What a site!

Snodhill Castle – first impressions
Dr. Pamela Marshall


Dr. Pamela Marshall is internationally recognised as a leading researcher in castle studies. For fourteen years she was Chair of the British Castle Studies Group whilst also serving as UK representative on the foremost international body for European castle studies, Chateau Gaillard.

Snodhill does not exactly rank high on the list of must-see castles Britain has to offer, barely qualifying for a short entry in gazetteers and conspicuous by its absence from bibliographies.

Yet what a site! 

It’s easy to think that after 250 years of castle studies, even in a country as rich in medieval castles as Britain, we have pretty much got them all sussed.

This has never been my stance, and my first visit to Snodhill did nothing to make me change my mind.

The castle stands in a part of the country we know to have been crucial in the advance of the Norman Conquest and here we have indications dating to the earliest period of Norman advance. The topographical setting and the immense scale and variety of the earthworks alone make it more than worthy of study, while the standing remains bear significant witness to a thriving later history: I find that late extension to the motte-top keep entrance particularly intriguing.
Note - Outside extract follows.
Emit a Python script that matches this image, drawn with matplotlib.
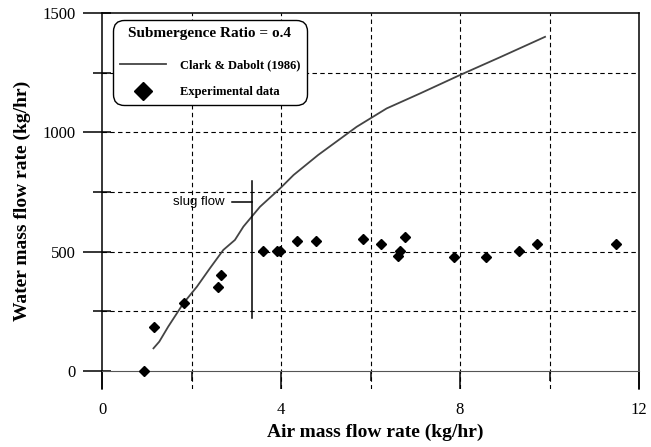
import numpy as np
import matplotlib.pyplot as plt
from matplotlib.lines import Line2D

# Clark & Dabolt (1986) correlation
model_air = [1.15, 1.28, 1.48, 1.82, 2.12, 2.41, 2.71, 2.97, 3.16, 3.53, 3.98,
             4.28, 4.83, 5.69, 6.36, 7.11, 8.0, 8.9, 9.9]
model_water = [95, 123, 186, 284, 353, 430, 507, 549, 605, 688, 765,
               821, 905, 1023, 1100, 1163, 1240, 1315, 1400]

# measured points
exp_air = [0.94, 1.16, 1.83, 2.59, 2.66, 3.60, 3.91, 3.98, 4.36, 4.78,
           5.83, 6.23, 6.77, 6.67, 6.61, 7.87, 8.57, 9.32, 9.71, 11.49]
exp_water = [0, 184, 285, 352, 402, 503, 503, 503, 545, 545,
             553, 531, 560, 504, 482, 478, 476, 501, 532, 533]

# slug flow boundary
slug_x = 3.35
slug_y = [222, 796]

serif = "Liberation Serif"
sans = "Liberation Sans"

fig = plt.figure(figsize=(6.51, 4.47), dpi=100)
ax = fig.add_axes([0.1567, 0.13, 0.8249, 0.841])

ax.set_xlim(0, 12)
ax.set_ylim(-75, 1500)

ax.plot(model_air, model_water, color="#444444", lw=1.3)
ax.plot(exp_air, exp_water, "D", color="black", ms=5, ls="none", clip_on=False, zorder=5)

# slug flow marker
ax.plot([slug_x, slug_x], slug_y, color="black", lw=1.1)
ax.plot([2.9, slug_x], [710, 710], color="black", lw=1.1)
ax.text(2.73, 710, "slug flow", family=sans, fontsize=9.5, ha="right", va="center")

# grid
for gx in [2, 4, 6, 8, 10]:
    ax.axvline(gx, color="black", lw=0.8, ls=(0, (4, 3)), zorder=0)
for gy in [250, 500, 750, 1000, 1250]:
    ax.axhline(gy, color="black", lw=0.8, ls=(0, (4, 3)), zorder=0)

ax.spines["bottom"].set_position(("data", 0))
ax.spines["bottom"].set_color("#555555")
for s in ["left", "right", "top"]:
    ax.spines[s].set_linewidth(1.1)

ax.set_xticks([0, 4, 8, 12])
ax.set_xticks([2, 6, 10], minor=True)
ax.set_yticks([0, 500, 1000, 1500])
ax.set_yticks([250, 750, 1250], minor=True)
ax.tick_params(axis="x", which="major", direction="out", length=13, width=1.1, pad=9)
ax.tick_params(axis="x", which="minor", direction="out", length=7, width=1.1)
ax.tick_params(axis="y", which="major", direction="out", length=13.7, width=1.1, pad=5)
ax.tick_params(axis="y", which="minor", direction="out", length=6.5, width=1.1)
for lab in ax.get_xticklabels() + ax.get_yticklabels():
    lab.set_family(serif)
    lab.set_fontsize(12)

# inward part of the y ticks
sec = ax.secondary_yaxis("left")
sec.set_yticks([0, 500, 1000, 1500])
sec.set_yticks([250, 750, 1250], minor=True)
sec.tick_params(which="both", direction="in", length=6.5, width=1.1, labelleft=False)
sec.spines["left"].set_visible(False)

ax.set_xlabel("Air mass flow rate (kg/hr)", family=serif, fontsize=14, fontweight="bold")
ax.set_ylabel("Water mass flow rate (kg/hr)", family=serif, fontsize=14, fontweight="bold")
ax.xaxis.set_label_coords(0.508, -0.092)
ax.yaxis.set_label_coords(-0.132, 0.5)

handles = [
    Line2D([], [], color="#444444", lw=1.3),
    Line2D([], [], marker="D", color="black", ls="none", ms=9),
]
leg = ax.legend(handles, ["Clark & Dabolt (1986)", "Experimental data"],
                title="Submergence Ratio = o.4", loc="upper left",
                bbox_to_anchor=(0.02, 0.982), borderaxespad=0,
                prop={"family": serif, "weight": "bold", "size": 9},
                title_fontproperties={"family": serif, "weight": "bold", "size": 11},
                handlelength=3.7, handletextpad=1.1, labelspacing=1.2,
                fancybox=True, framealpha=1, edgecolor="black",
                borderpad=0.55)
leg.get_frame().set_linewidth(1.0)
leg.get_frame().set_boxstyle("round,pad=0,rounding_size=0.9")
leg._legend_box.sep = 14

fig.savefig("out.png", dpi=100, facecolor="white")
Where historical sources were sparse, and where fieldwork methods were undeveloped and practically difficult it has not been uncommon for significant sites to have escaped the attention they deserved. This castle was, after all, the caput* of a barony - and I am so pleased that the relative neglect of the past is giving way to a proper programme of investigation using up-to-the-minute techniques.

It will be great to see Snodhill appear on the map, academically and in terms of regional awareness. The Snodhill Castle Preservation Trust in conjunction with Historic England and, indeed, the local community which has shown such an appetite for the project, are to be applauded for this. Personally, I cannot wait for some more results!

Preservation timeline 

2016 February  | Snodhill Castle Preservation Trust registered with the Charity Commission.

2016 April | emergency propping work funded by Historic England undertaken. 

2016 October | The first detailed topographical survey of the site for at least 80 years is commenced by Historic England. The survey will cover the surrounding environment (medieval village, park, field systems and lanes) to help the trust formulate a long term plan of preservation and investigation. 

2016 November | Archaeological investigation of the South Bastion conducted by Herefordshire Archaeology uncovers a finely built chamber, purpose currently unknown.

2017 | A major programme of consolidation conducted by Sally Strachey Building Conservation and funded by Historic England will commence to secure the castle’s standing remains and enable the trust to continue further repair and consolidation in the years to come.